次世代エコノミーに必要なものは? 早稲田大学で熱血トーク【BEYOND 2020 NEXT FORUM】
東京2020公認プログラム『BEYOND 2020 NEXT FORUM−日本を元気に! JAPAN MOVE UP!−』プロジェクトが本格始動
「2020年以降の日本の活性化」をテーマに世代や業界を越えて有識者らが集う「BEYOND 2020 NEXT FORUM ―日本を元気に!JAPAN MOVE UP!―」プロジェクトの第1回テーマセッション「次世代エコノミー」が4月12日、早稲田大学で開かれ講師として登壇した起業家と学生たちがについて意見を交わした。
【写真左から】ファシリテーターを務めた堀潤、主催・一木広治(株式会社ヘッドライン)、廣末紀之(ビットバンク株式会社代表取締役社長)、重松大輔(株式会社スペースマーケット代表取締役)、朝日透(早稲田大学理工学術院 教授)※敬称略
早稲田大学で公開授業を開催
2020年に開催される東京オリンピック・パラリンピックのレガシーを生かし、2020年以降の日本を元気にしていくために何が必要なのかを考えていく同プロジェクト。若手起業家や業界のオピニオンリーダーらが枠組みを超えて、ダイバーシティやイノベーション、スタートアップ、エンターテインメントなどさまざまなテーマを語り合う。2月26日にキックオフイベントが行われ、今回は「次世代エコノミーセッション」と題し、トークセッションが公開授業として開催された。

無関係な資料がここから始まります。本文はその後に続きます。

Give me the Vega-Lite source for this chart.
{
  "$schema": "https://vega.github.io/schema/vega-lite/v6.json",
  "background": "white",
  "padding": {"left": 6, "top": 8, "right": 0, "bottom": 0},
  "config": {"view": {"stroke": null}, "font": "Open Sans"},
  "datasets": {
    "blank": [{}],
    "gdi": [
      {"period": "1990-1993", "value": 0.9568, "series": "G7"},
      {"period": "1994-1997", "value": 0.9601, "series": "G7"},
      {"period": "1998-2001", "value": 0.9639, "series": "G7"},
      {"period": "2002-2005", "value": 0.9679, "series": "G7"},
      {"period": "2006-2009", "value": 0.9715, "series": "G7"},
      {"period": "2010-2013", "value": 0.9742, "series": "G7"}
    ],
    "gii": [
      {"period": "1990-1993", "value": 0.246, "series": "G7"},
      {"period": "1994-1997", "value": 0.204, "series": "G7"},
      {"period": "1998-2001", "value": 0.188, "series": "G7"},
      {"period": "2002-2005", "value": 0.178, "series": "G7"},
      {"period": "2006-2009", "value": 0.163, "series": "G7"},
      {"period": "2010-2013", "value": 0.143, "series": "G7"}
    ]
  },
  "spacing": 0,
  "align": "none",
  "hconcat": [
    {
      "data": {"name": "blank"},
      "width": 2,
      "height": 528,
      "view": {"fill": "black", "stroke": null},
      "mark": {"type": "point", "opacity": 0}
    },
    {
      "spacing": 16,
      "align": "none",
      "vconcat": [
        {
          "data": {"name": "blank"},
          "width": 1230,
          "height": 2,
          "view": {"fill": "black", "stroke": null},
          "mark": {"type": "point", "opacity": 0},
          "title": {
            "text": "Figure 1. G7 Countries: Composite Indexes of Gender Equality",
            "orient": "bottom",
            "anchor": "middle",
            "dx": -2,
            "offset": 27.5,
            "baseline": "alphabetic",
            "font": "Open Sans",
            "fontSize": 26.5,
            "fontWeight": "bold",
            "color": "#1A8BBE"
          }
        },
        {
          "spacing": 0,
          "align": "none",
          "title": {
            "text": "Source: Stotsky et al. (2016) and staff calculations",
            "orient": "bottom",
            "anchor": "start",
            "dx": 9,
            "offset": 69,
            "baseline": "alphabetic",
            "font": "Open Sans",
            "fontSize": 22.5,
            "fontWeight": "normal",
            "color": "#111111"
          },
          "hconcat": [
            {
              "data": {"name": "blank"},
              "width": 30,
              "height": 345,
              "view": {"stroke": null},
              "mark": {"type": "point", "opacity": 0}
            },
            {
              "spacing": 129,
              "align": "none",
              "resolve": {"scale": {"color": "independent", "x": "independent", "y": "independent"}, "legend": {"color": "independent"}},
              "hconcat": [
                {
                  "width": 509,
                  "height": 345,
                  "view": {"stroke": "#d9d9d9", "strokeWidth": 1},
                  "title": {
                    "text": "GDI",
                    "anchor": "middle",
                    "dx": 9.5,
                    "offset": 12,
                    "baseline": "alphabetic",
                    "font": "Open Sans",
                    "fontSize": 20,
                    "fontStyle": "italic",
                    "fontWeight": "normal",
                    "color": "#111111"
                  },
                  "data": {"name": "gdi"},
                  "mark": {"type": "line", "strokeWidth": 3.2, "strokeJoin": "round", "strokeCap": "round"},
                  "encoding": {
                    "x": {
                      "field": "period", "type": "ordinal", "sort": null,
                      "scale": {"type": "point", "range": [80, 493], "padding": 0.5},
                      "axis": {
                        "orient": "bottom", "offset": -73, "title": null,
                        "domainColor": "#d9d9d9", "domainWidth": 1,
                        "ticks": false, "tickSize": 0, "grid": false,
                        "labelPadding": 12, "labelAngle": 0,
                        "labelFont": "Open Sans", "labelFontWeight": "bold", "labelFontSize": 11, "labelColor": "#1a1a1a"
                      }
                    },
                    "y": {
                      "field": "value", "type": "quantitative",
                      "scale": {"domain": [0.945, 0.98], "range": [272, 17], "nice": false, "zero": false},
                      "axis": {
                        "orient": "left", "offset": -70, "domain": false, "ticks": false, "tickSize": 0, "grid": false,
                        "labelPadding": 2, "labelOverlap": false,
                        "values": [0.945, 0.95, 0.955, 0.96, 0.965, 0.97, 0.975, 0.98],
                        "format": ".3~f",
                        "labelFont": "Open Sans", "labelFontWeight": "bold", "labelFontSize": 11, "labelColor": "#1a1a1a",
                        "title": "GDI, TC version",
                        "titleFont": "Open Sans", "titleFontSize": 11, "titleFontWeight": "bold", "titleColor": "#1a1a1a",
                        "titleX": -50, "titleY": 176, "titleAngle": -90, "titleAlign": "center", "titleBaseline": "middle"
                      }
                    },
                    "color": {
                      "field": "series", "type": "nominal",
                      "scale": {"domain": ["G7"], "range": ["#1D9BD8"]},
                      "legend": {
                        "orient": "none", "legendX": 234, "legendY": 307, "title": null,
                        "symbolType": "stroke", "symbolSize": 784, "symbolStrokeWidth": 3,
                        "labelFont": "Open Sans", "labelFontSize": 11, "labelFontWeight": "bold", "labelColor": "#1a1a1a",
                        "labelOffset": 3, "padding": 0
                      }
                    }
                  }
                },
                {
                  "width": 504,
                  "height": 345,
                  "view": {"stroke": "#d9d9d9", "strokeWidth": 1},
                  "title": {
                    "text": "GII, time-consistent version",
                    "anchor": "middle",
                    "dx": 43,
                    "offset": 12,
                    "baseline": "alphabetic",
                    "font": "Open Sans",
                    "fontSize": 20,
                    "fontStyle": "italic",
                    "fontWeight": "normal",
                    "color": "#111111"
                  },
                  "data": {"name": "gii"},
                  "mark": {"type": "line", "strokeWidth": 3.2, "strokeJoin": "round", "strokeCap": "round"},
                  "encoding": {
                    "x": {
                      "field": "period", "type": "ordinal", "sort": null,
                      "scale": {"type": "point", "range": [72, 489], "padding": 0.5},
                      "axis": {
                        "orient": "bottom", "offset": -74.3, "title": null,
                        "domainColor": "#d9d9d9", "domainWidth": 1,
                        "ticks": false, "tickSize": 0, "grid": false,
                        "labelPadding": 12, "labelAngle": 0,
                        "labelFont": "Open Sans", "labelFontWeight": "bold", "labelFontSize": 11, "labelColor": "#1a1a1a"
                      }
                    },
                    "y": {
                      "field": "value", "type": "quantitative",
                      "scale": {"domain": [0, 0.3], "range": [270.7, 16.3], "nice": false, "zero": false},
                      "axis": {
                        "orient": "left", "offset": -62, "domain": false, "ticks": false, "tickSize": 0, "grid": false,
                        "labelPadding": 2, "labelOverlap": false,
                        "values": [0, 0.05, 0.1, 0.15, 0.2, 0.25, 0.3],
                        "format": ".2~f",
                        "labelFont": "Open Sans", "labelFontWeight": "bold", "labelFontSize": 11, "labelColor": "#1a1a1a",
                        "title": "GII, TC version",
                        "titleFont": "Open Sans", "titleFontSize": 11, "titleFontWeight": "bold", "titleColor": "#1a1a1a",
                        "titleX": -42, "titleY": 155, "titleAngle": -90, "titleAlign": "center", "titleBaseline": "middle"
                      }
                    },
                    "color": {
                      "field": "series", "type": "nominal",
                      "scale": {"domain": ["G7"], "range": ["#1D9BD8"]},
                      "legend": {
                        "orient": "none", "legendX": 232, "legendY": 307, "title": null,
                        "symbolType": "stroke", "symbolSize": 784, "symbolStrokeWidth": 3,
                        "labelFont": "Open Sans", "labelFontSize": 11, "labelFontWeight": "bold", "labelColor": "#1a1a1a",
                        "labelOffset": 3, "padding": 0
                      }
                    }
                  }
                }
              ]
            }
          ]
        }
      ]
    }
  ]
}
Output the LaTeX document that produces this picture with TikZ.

会場の早稲田大学早稲田キャンパスにはプロジェクトの賛同者や大学生など約150名が参加。最初にファシリテーターの堀潤が「今日は学生や社会人などいろいろな人が参加している。この教室から何か新しいものが生まれたら」と挨拶。授業を担当する早稲田大学理工学術院の朝日透教授は「新しいことに挑戦するような人材を育てたい」とコンセプトを説明した。このプロジェクトと連動する早稲田大学に新たな研究所「グローバル科学知融合研究所」を設立。研究所内にはテーマ別のラボである「SDGsフロンティアラボ」が開かれ、次世代エンターテインメント、次世代ライフサイエンス、次世代人材育成、次世代農業・食、次世代エコノミーの5分野で研究を進めていく。主催代表・早稲田大学研究院客員教授の一木広治は、今後大学生も参加できる、あらゆる分野の視点から新発想の研究を行うと語った。
続くトークセッションには、ビットバンク株式会社代表取締役社長の廣末紀之、株式会社スペースマーケット代表取締役の重松大輔が登壇。「2020年以降に向けた次世代エコノミー開拓の戦略」と題し、ブロックチェーンやシェアリングエコノミーなど次世代の仕組みについて議論が交わされた。まず、ブロックチェーンについては、国内最大の仮想通貨取引所を運営するビットバンク株式会社代表の廣末が解説。ブロックチェーンや仮想通貨と聞くと、なんとなく難解なイメージがあり、世に出て間もない2014年に仮想通貨取引所の不正流失問題があって以降、ネガティブな印象を持たれてきたと指摘。しかしながら、本来は透明性の高い仕組みで、偽の情報が横行するインターネットの世界において、正しい情報を証明できる唯一の技術だと価値を説明した。証券会社出身の廣末は、世間の認識が間違っている時こそが「買い」だと感じ、仮想通貨業界に参入したという。会場でも約5分の1の学生がすでに仮想通貨の取引経験があると回答するなど、注目度は高い。これからは事業者が社会にブロックチェーンの安全性や技術の高さを伝えていくべきだと語った。
続いて、シェアリングエコノミーについては株式会社スペースマーケット代表の重松が解説。大学時代にインターネットに出会い、誰でも発信できる仕組みに衝撃を受けたという。個人が中心となるビジネスをやりたいとの思いから、2014年に空きスペースを簡単に貸し借りできるレンタルサービス「スペースマーケット」を創業。UberやAirbnbのように個人が主体となってサービスを提供できる仕組みが台頭すると、時代の流れを読んだ。シェアリングエコノミーが広がった理由として、重松はスマートフォンの普及を挙げた。消費者がオンタイムで決済・連絡ができるようになったこと、またIDがSNSのアカウントになり、本人確認が容易になったことを紹介した。こうした利便性は、事業者側にしても立ち上げが早いなどのメリットがあるという。IT分野では、規制の少ない発展途上国のほうがより恩恵を受けやすい「リープフロッグ現象」が見られる点も紹介。ファシリテーターの堀はカンボジアの取材時、三輪タクシー・トゥクトゥクの配車アプリが一般的だったとのエピソードを明かし、会場の笑いを誘った。